Mas falando em vilão, acredito que a personagem de Goode tenha sido um engodo em um filme planejado para ter continuação, porque Erik Jan Hanussen sobrevive e parece ter se tornado o líder da organização.  Talvez, o sujeito fosse desde o início o chefe.  Hanussen era ilusionista, astrólogo, hipnotizador e um monte de outras coisas, o mais importante, há quem defenda que ele é que ajudou a construir Hitler, o ensinou a se portar no palco, a falar para as massas e pode ter sido assassinado a mando de concorrentes seus, Hermann Göring e Joseph Goebbels.  Hanussen era judeu e fingia não ser.  Faz sentido acreditar que o grande vilão poderia ter sido manipulado por ele.

Bem, o filme tem uma cena pós-créditos que é importante e aponta para o desejo de uma continuação.  Hanussen apresenta seu novo pupilo (*antes ele influenciava o Kaiser*) para Lênin.  O sujeito não é outro senão Adolf Hitler (David Kross).  E foi Hitler que matou os Romanov. Sério.  Neste momento, além de arrolar Lênin, mostrado no filme como um fantoche sem grande autonomia ou carisma como vilão, o filme coloca o comunismo e o nazismo no mesmo saco.  Veja, não se trata do lugar comum de colocar Stálin em comparação com Hitler, mas fazem isso com Lênin, que morreu em 1924, quando o futuro Führer era ninguém.  

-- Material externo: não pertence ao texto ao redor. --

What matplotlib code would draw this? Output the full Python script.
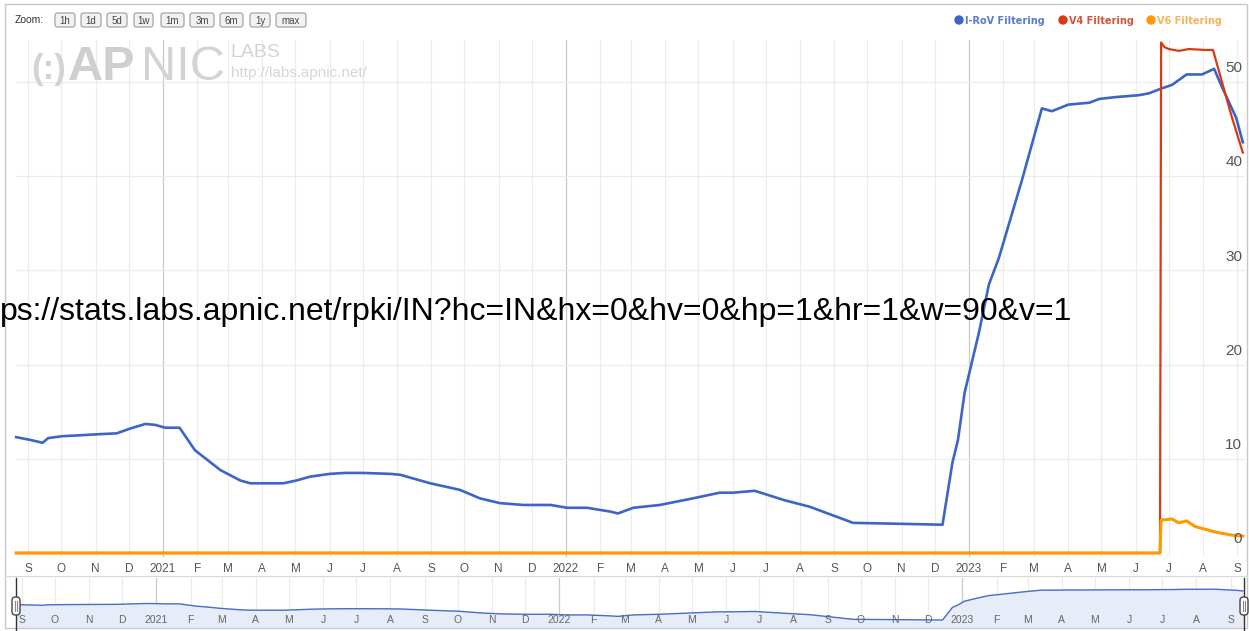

King's Man é um filme histórico, História Alternativa é História, na medida que usa fatos ocorridos como seu material, fala mais do presente do que do passado, da ideologia de quem o produziu, escreveu e dirigiu.  Partindo dessa ideia, The King's Man desinforma e, mais do que isso, defende a tese de que ideologias tão distintas como o comunismo e o nazismo seriam a mesma coisa, na verdade, ideários surgidos da mente de vilões.  Em um momento como o nosso, quando o neonazismo se expande e a ultradireita chegou ao poder em vários países, vender esse tipo de ideia é despolitizar e criminalizar o comunismo, que é coisa de vilão, e gente ruim, vejam bem.  Enfim, os outros Kingsman foram bobagens deliciosas, já este é um poço de problemas que vão desde um roteiro irregular até esta visão ideológica que faz terra arrasada de tudo.